Charts and diagrams as code
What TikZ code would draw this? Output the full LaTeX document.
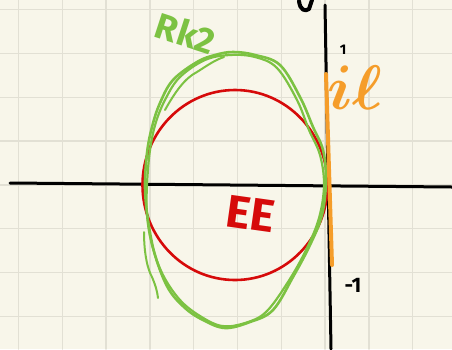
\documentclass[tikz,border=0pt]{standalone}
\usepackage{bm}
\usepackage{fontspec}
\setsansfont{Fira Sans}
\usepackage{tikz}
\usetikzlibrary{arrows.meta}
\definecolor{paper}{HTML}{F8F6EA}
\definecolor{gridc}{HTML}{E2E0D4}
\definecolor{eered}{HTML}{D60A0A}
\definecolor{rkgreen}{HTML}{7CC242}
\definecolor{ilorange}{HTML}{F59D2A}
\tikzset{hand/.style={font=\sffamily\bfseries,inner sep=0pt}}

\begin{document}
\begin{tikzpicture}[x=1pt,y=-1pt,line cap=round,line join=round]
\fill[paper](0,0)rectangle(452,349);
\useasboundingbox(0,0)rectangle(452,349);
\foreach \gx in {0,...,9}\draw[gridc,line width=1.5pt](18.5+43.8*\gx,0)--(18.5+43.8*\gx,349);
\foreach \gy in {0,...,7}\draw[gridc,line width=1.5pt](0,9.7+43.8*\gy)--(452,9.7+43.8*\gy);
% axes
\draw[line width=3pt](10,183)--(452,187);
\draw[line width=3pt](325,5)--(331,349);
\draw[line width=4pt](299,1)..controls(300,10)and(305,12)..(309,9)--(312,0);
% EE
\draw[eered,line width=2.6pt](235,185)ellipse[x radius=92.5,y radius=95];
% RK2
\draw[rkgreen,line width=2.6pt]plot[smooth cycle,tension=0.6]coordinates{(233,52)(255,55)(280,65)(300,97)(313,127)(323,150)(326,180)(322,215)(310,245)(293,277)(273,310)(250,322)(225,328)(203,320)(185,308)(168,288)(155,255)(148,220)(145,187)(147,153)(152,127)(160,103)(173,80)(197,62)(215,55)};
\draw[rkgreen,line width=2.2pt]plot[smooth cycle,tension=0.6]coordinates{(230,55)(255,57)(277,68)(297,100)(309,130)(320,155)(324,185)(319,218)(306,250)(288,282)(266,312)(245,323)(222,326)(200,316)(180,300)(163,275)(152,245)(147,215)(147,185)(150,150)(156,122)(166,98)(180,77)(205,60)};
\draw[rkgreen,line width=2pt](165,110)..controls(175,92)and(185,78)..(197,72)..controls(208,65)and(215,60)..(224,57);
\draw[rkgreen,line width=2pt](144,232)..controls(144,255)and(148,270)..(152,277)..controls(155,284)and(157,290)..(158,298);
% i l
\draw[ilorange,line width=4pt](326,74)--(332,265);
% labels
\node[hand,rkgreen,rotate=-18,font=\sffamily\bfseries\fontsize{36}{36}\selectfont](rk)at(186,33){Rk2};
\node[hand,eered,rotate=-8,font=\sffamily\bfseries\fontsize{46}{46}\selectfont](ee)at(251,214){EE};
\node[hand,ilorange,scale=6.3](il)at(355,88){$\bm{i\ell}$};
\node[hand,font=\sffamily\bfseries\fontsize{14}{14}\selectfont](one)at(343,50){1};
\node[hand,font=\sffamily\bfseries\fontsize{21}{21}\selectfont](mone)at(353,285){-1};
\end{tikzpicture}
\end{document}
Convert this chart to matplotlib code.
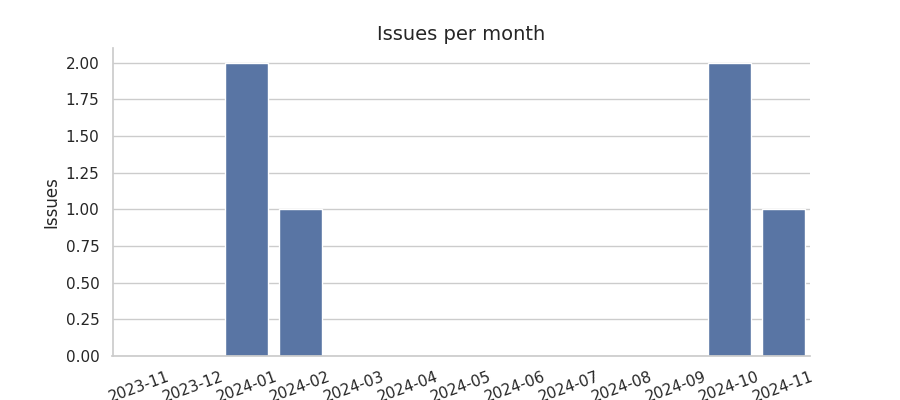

The request
Reproduce every line exactly and omit all pictures.

Output for this exercise
What TikZ code would draw this? Output the full LaTeX document.
\documentclass[tikz,border=0pt]{standalone}
\usepackage{bm}
\usepackage{fontspec}
\setsansfont{Fira Sans}
\usepackage{tikz}
\usetikzlibrary{arrows.meta}
\definecolor{paper}{HTML}{F8F6EA}
\definecolor{gridc}{HTML}{E2E0D4}
\definecolor{eered}{HTML}{D60A0A}
\definecolor{rkgreen}{HTML}{7CC242}
\definecolor{ilorange}{HTML}{F59D2A}
\tikzset{hand/.style={font=\sffamily\bfseries,inner sep=0pt}}

\begin{document}
\begin{tikzpicture}[x=1pt,y=-1pt,line cap=round,line join=round]
\fill[paper](0,0)rectangle(452,349);
\useasboundingbox(0,0)rectangle(452,349);
\foreach \gx in {0,...,9}\draw[gridc,line width=1.5pt](18.5+43.8*\gx,0)--(18.5+43.8*\gx,349);
\foreach \gy in {0,...,7}\draw[gridc,line width=1.5pt](0,9.7+43.8*\gy)--(452,9.7+43.8*\gy);
% axes
\draw[line width=3pt](10,183)--(452,187);
\draw[line width=3pt](325,5)--(331,349);
\draw[line width=4pt](299,1)..controls(300,10)and(305,12)..(309,9)--(312,0);
% EE
\draw[eered,line width=2.6pt](235,185)ellipse[x radius=92.5,y radius=95];
% RK2
\draw[rkgreen,line width=2.6pt]plot[smooth cycle,tension=0.6]coordinates{(233,52)(255,55)(280,65)(300,97)(313,127)(323,150)(326,180)(322,215)(310,245)(293,277)(273,310)(250,322)(225,328)(203,320)(185,308)(168,288)(155,255)(148,220)(145,187)(147,153)(152,127)(160,103)(173,80)(197,62)(215,55)};
\draw[rkgreen,line width=2.2pt]plot[smooth cycle,tension=0.6]coordinates{(230,55)(255,57)(277,68)(297,100)(309,130)(320,155)(324,185)(319,218)(306,250)(288,282)(266,312)(245,323)(222,326)(200,316)(180,300)(163,275)(152,245)(147,215)(147,185)(150,150)(156,122)(166,98)(180,77)(205,60)};
\draw[rkgreen,line width=2pt](165,110)..controls(175,92)and(185,78)..(197,72)..controls(208,65)and(215,60)..(224,57);
\draw[rkgreen,line width=2pt](144,232)..controls(144,255)and(148,270)..(152,277)..controls(155,284)and(157,290)..(158,298);
% i l
\draw[ilorange,line width=4pt](326,74)--(332,265);
% labels
\node[hand,rkgreen,rotate=-18,font=\sffamily\bfseries\fontsize{36}{36}\selectfont](rk)at(186,33){Rk2};
\node[hand,eered,rotate=-8,font=\sffamily\bfseries\fontsize{46}{46}\selectfont](ee)at(251,214){EE};
\node[hand,ilorange,scale=6.3](il)at(355,88){$\bm{i\ell}$};
\node[hand,font=\sffamily\bfseries\fontsize{14}{14}\selectfont](one)at(343,50){1};
\node[hand,font=\sffamily\bfseries\fontsize{21}{21}\selectfont](mone)at(353,285){-1};
\end{tikzpicture}
\end{document}
Convert this chart to matplotlib code.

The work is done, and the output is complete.